++++ Stored data ++++

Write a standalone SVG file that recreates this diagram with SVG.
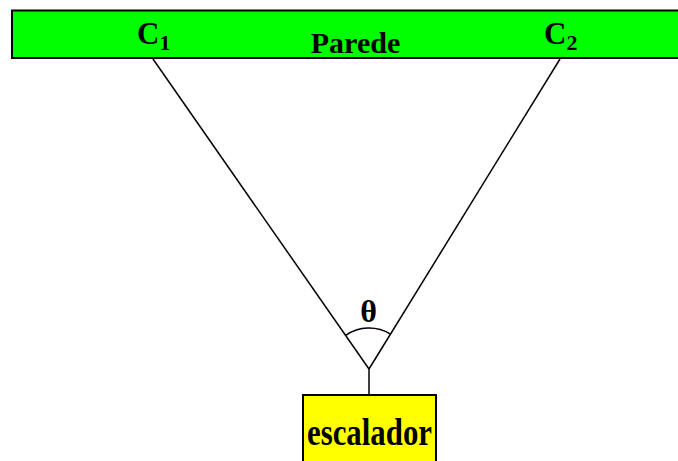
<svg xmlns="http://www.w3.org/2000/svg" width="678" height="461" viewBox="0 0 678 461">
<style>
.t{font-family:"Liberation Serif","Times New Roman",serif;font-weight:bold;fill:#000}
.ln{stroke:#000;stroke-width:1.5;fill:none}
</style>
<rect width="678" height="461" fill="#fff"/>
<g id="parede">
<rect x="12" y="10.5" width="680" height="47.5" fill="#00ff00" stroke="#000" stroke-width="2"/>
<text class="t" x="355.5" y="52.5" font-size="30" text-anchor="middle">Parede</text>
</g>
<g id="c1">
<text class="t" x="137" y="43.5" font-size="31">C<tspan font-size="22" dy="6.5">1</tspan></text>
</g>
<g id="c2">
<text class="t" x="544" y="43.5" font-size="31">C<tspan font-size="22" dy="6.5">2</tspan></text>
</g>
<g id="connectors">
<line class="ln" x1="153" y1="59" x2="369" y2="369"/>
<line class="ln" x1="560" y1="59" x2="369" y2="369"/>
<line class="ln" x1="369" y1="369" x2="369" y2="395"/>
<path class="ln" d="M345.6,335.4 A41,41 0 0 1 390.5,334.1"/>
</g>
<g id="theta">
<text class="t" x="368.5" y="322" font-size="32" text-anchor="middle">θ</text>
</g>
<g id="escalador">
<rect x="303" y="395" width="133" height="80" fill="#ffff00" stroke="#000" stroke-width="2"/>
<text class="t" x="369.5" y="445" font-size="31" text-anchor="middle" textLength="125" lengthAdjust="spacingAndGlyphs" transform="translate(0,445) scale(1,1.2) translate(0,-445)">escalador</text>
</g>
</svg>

++++
++++ Stored data ++++

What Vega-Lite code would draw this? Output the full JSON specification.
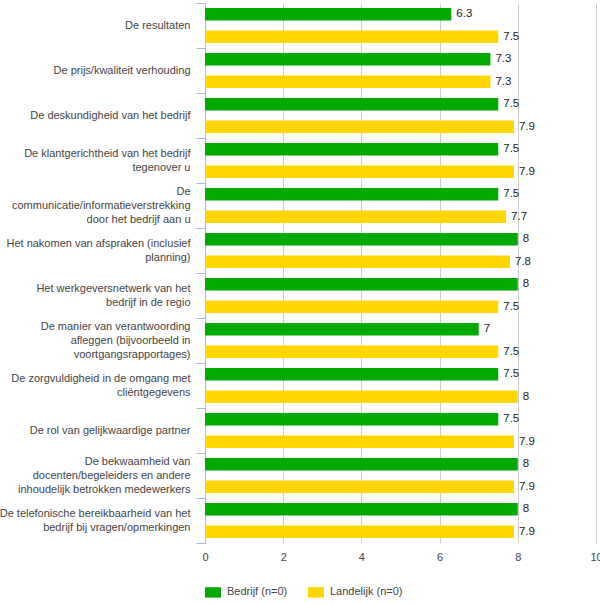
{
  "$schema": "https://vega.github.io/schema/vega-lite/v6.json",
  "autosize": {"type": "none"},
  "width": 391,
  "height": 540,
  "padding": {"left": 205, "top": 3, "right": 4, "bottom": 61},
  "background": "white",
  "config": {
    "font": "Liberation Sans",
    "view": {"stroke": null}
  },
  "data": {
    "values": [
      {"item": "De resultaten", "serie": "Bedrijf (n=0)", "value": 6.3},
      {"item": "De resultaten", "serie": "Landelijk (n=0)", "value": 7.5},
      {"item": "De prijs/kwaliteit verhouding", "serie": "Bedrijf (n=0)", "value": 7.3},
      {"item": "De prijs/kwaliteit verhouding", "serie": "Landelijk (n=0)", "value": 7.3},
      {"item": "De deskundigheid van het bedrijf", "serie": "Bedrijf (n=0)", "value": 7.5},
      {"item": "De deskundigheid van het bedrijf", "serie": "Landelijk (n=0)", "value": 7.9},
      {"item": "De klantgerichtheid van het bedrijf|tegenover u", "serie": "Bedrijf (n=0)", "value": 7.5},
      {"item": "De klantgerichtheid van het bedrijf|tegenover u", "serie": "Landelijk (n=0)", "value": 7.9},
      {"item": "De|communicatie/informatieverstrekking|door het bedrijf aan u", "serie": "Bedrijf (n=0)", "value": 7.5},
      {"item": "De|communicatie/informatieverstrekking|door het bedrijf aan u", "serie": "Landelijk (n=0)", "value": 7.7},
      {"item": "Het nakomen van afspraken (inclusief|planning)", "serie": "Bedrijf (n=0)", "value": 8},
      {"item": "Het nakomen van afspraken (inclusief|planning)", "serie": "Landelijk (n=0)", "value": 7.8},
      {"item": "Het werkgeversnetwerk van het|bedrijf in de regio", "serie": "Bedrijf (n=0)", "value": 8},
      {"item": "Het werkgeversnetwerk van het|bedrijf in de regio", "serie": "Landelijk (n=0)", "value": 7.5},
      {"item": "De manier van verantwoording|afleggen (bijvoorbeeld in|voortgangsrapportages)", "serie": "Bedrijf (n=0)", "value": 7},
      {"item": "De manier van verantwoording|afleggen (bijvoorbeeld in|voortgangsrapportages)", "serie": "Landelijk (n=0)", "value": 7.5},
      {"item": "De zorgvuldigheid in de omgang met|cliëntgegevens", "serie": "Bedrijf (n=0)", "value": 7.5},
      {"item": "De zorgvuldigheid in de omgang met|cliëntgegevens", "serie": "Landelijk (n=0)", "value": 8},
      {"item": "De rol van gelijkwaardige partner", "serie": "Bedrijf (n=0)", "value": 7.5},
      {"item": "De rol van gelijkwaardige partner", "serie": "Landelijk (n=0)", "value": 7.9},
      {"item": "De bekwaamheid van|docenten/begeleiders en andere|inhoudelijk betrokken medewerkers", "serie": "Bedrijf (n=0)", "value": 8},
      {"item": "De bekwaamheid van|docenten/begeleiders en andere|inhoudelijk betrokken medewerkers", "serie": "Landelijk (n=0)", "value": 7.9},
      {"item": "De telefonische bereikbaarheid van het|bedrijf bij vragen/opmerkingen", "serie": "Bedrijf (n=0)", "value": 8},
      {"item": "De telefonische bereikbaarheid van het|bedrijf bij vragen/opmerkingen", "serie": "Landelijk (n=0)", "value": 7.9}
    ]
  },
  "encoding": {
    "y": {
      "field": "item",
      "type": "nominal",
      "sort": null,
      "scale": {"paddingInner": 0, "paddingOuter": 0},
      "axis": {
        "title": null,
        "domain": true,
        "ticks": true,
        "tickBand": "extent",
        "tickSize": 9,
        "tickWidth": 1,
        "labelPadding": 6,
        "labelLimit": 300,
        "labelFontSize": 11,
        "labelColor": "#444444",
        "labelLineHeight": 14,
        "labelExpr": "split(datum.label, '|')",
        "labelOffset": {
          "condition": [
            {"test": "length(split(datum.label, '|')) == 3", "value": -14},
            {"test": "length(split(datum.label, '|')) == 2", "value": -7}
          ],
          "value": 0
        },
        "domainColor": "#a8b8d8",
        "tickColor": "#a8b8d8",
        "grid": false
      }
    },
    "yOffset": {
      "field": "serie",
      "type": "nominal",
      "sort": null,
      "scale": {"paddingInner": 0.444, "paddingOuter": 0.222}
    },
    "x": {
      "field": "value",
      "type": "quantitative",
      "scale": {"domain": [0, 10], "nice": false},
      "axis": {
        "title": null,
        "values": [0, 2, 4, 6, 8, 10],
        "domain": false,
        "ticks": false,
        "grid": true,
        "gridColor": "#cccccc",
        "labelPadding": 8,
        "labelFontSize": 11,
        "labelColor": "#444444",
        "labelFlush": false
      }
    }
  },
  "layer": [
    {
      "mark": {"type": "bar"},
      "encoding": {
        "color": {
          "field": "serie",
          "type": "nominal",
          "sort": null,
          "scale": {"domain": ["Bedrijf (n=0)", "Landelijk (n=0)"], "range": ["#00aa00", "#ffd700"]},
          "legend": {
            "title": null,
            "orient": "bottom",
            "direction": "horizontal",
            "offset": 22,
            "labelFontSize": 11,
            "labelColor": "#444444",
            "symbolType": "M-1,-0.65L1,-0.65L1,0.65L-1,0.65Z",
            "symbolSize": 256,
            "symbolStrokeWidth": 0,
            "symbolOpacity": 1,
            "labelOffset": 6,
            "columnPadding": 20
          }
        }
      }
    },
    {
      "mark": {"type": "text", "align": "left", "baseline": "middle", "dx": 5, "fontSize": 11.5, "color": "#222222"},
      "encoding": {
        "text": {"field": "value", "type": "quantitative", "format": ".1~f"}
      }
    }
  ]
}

++++

Note each line of the entries that has "this" in it, and copy those lines.

Write a standalone SVG file that recreates this diagram with SVG.
What Vega-Lite code would draw this? Output the full JSON specification.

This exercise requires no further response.